Reste innocent, il ne faut pas devenir aigri...
1) ma période de dépense maximale était le moment où je gagnais mon argent comme manoeuvre en maçonnerie. En Suisse, c'est mieux payé qu'en France mais ça gagne pas exactement comme un ministre. A cette époque je connaissais personne qui achetait des disques de reggae, donc ça n'avait aucun rapport avec le sound ou se tirer la bourre entre selectas pour avoir des trucs exclusifs. Il fallait envoyer des mandats postaux en Jamaïque, c'était un vrai merdier... Fallait faire des recherches coûteuses si le gars te disait que c'était pas arrivé...Pour moi, le seul lien entre le salaire et la dépense était le montant maximal possible à allouer à la musique à cette époque-là. Je crois pas qu'il faille chercher l'explication dans le salaire, dans mon cas il n'y en a pas, je claquais simplement tout ce que je pouvais et si je regarde les quelques autres cinglés dans le genre comme Jaman, Tonto, Noé et tant d'autres, je crois pas que ça soit le cas non plus... Le délire bourgeois vs prolo ou placement de son argent dans le reggae, c'est un délire de frustrés. Il n'y a qu'une passion dévorante qui puisse te conduire sur ce chemin. Je la survalorise pas, c'est pas un aboutissement, mais c'est vraiment pas un truc fade ou calculé, c'était intense et merdique à assumer, mais ça valait la peine de le vivre pleinement sans aucune hésitation. La frustration pour moi c'est plutôt maintenant où je découvre beaucoup moins de trucs qui m'envoûtent. Je suis nostalgique de cette époque sans souhaiter la prolonger.
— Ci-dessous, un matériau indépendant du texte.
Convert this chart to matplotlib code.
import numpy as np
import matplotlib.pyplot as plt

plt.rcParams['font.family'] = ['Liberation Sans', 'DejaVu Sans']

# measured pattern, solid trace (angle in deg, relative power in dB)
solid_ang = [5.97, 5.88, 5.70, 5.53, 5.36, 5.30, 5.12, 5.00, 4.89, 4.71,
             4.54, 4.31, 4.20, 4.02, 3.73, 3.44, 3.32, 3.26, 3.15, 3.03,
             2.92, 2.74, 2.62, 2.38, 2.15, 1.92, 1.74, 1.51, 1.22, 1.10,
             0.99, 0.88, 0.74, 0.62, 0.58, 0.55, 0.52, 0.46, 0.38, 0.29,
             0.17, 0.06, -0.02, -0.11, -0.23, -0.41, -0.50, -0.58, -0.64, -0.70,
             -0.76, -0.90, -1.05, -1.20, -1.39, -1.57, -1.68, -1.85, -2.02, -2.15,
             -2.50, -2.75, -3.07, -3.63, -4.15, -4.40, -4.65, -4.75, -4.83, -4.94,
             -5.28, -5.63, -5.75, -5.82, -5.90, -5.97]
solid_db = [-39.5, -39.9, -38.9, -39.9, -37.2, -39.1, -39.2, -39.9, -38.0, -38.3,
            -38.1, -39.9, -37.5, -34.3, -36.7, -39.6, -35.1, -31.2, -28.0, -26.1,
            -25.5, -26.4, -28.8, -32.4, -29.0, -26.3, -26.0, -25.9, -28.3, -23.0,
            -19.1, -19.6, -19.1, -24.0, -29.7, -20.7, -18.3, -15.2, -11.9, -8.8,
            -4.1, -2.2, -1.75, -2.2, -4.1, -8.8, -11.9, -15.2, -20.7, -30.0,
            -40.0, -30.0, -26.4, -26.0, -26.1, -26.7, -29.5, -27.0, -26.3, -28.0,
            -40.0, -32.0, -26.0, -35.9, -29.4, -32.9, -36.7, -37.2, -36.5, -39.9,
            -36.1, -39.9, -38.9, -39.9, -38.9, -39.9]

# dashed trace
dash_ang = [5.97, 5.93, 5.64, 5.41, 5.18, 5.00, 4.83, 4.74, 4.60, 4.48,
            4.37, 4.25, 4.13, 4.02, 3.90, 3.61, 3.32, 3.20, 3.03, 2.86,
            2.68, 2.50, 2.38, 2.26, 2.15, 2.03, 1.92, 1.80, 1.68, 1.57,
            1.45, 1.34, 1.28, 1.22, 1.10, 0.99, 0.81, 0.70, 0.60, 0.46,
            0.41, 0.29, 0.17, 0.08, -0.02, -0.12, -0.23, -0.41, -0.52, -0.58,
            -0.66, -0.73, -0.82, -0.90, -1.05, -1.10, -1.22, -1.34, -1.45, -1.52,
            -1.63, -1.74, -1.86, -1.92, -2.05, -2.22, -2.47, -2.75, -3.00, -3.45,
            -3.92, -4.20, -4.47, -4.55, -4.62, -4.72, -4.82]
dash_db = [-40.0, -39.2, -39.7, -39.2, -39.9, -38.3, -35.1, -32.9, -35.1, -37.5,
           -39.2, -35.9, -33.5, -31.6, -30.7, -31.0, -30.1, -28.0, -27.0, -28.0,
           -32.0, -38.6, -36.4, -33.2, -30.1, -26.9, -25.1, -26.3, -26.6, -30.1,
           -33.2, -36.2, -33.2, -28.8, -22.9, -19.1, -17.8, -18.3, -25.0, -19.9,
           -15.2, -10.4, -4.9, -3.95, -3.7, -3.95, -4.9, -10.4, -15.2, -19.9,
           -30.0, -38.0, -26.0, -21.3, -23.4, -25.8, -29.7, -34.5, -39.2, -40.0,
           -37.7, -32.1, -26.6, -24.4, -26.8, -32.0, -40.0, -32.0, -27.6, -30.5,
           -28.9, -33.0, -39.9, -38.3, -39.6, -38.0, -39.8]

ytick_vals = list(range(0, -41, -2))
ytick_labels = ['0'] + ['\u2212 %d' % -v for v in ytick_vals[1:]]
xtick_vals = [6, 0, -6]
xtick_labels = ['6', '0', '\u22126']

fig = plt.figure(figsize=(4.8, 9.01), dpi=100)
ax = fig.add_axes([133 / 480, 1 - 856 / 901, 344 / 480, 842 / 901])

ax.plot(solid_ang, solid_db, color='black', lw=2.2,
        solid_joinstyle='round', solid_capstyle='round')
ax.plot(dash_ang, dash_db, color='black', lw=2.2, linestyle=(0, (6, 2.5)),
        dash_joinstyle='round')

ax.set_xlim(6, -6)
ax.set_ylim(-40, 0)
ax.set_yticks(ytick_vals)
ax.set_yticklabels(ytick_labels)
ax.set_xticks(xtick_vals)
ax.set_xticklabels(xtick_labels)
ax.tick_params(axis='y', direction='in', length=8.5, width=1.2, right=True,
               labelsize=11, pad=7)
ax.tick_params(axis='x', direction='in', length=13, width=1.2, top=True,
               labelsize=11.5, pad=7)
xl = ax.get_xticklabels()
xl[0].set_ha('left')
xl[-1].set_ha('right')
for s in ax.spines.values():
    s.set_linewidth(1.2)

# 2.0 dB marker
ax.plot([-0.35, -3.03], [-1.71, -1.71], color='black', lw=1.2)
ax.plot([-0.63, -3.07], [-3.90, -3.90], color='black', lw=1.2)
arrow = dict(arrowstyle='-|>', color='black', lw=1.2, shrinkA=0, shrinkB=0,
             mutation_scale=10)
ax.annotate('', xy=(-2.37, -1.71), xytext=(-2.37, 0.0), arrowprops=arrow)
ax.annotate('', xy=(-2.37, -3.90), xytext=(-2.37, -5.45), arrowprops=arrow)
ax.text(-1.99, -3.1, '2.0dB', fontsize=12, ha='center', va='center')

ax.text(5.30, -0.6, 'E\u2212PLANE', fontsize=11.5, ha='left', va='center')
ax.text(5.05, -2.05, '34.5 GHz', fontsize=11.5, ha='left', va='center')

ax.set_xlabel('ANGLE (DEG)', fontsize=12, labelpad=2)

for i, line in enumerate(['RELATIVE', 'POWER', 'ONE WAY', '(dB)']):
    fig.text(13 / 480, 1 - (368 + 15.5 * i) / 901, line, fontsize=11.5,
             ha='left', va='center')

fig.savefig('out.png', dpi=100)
2) à l'époque oui mais elles avaient pas le même goût parce que je les écoutais avec de la musique et je devais pas nourrir ma famille. Je te dis pas le merdier à toutes les fin de mois... j'avais une carte de crédit et je commençais le mois à zéro sur mon compte après avoir remboursé mes dettes, découvrir de la musique était une priorité, le reste n'avait aucune importance, l'argent avait une autre unité entre la vraie vie et la musique, c'était 2 compartiments séparés. J'ai vécu dans une grande coloc très longtemps avec des coûts de vie minimaux, j'y ai eu mon premier enfant et j'ai prolongé ce mode de vie jusqu'à ce que je réalise que ça n'avait plus de sens. Il faut dire que je découvrais déjà beaucoup moins de truc aussi. J'ai décidé de plus avoir de carte de crédit peu après avoir eu mon premier enfant. C'était une bonne idée. Et puis les prix devenaient vraiment impossibles au niveau de ma wantlist à partir de la fin des années 200X.
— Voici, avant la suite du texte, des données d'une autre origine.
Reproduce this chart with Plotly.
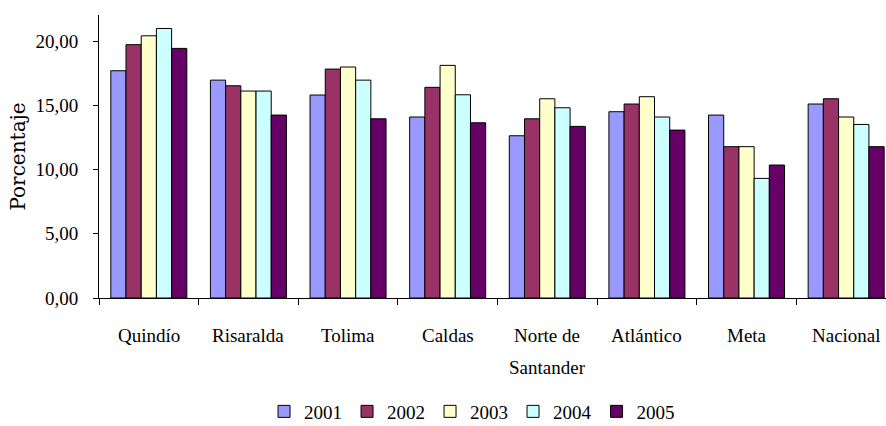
import plotly.graph_objects as go

categories = ["Quindío", "Risaralda", "Tolima", "Caldas", "Norte de Santander",
              "Atlántico", "Meta", "Nacional"]
label_lines = [["Quindío"], ["Risaralda"], ["Tolima"], ["Caldas"],
               ["Norte de", "Santander"], ["Atlántico"], ["Meta"], ["Nacional"]]
years = ["2001", "2002", "2003", "2004", "2005"]
v2001 = [17.69, 16.96, 15.80, 14.09, 12.63, 14.50, 14.24, 15.10]
v2002 = [19.72, 16.52, 17.82, 16.40, 13.95, 15.10, 11.78, 15.51]
v2003 = [20.41, 16.11, 17.98, 18.11, 15.51, 15.67, 11.78, 14.09]
v2004 = [20.98, 16.11, 16.96, 15.82, 14.81, 14.09, 9.31, 13.51]
v2005 = [19.43, 14.24, 13.95, 13.64, 13.36, 13.07, 10.35, 11.78]
series = [v2001, v2002, v2003, v2004, v2005]
colors = ["#9999FF", "#993366", "#FFFFCC", "#CCFFFF", "#660066"]
y_ticks = [0, 5, 10, 15, 20]

FONT = "Liberation Serif, Times New Roman, serif"

fig = go.Figure()
for name, vals, col in zip(years, series, colors):
    fig.add_trace(go.Bar(
        x=categories, y=vals, name=name,
        marker=dict(color=col, line=dict(color="black", width=1)),
    ))

for cat, lines in zip(categories, label_lines):
    for i, line in enumerate(lines):
        fig.add_annotation(
            x=cat, xref="x", y=0, yref="paper", text=line, showarrow=False,
            yanchor="middle", yshift=-37.5 - 31.5 * i,
            font=dict(family=FONT, size=19, color="black"),
        )

fig.update_layout(
    width=886, height=426,
    margin=dict(l=99, r=0, t=15, b=128),
    paper_bgcolor="white", plot_bgcolor="white",
    barmode="group", bargap=0.237, bargroupgap=0,
    separators=",.",
    font=dict(family=FONT, size=18, color="black"),
    showlegend=True,
    legend=dict(
        orientation="h", x=0.474, xanchor="center",
        yref="container", y=0.034, yanchor="middle",
        font=dict(family=FONT, size=19, color="black"),
        itemwidth=30, traceorder="normal",
    ),
    xaxis=dict(
        type="category", categoryorder="array", categoryarray=categories,
        range=[-0.5, 7.40], showticklabels=False,
        ticks="outside", ticklen=6, tickson="boundaries", tickcolor="black",
        showline=True, linecolor="black", linewidth=1, showgrid=False,
    ),
    yaxis=dict(
        range=[0, 22.03], tickvals=y_ticks, tickformat=".2f",
        ticks="outside", ticklen=5, tickcolor="black",
        showline=True, linecolor="black", linewidth=1, showgrid=False,
        zeroline=False, ticklabelstandoff=11,
        tickfont=dict(family=FONT, size=19, color="black"),
        title=dict(text="Porcentaje", standoff=4,
                   font=dict(family="DejaVu Serif, serif", size=20, color="black")),
    ),
)

fig.write_html(
    "out.html",
    config={"displayModeBar": False},
    post_script="document.body.style.margin='0';document.body.style.overflow='hidden';",
)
3) maintenant j'achète moins d'un disque (original) de reggae par mois et pas un seul collector dans le haut du panier. Le nombre de disques n'a jamais été important en soi. Un killer vaut 1000 fillers. Avancer pas à pas c'est toujours avancer. Sur la fin, j'ai mis quelques fois des prix absurdes (même si c'est subjectif), ce qui a nui autant au plaisir qu'à la démarche.
4) au pic je revendais des montagnes de stock. Faut dire aussi qu'on pouvait rien écouter donc il fallait élaborer d'autres stratégies pour découvrir des morceaux qu'aujourd'hui où t'as forcément déjà entendu le morceau avant de l'acheter. Cibler le label, le producteur, l'artiste, le titre... avec au final un taux d'échec assez élevé, surtout pour moi qui ait toujours été assez carré dans le sens j'adore / j'aime pas. Donc j'avais aussi du stock à revendre. Fallait vraiment être prêt à avancer dans la nuit en zone non défrichée, hormis les quelques magasins physiques où on trouvait peu d'oldies. Mais les prix étaient presque 10x moins cher pour les tueries. Il m'arrive encore d'en vendre quand j'ai besoin de cash. J'ai jamais eu d'argent à la banque, si j'ai besoin d'argent, je n'ai toujours pas de réserves, j'ai jamais vécu avec, donc il ne me reste que mes disques en cas de coup dur. Les échanges par contre c'est uniquement entre potes et c'est rare, j'ai jamais été sur facebook ou d'autres réseaux sociaux où je pense que ça se passe davantage. Je sais pas exactement comment ça se passe pour être safe.
5) Je pense pas que ce genre de chemins s'expliquent par un raisonnement, il n'y a vraiment rien de rationnel là-dedans. C'est sans doute une formule qui permet de s'en sortir face à ceux qui ne sont pas passés par là.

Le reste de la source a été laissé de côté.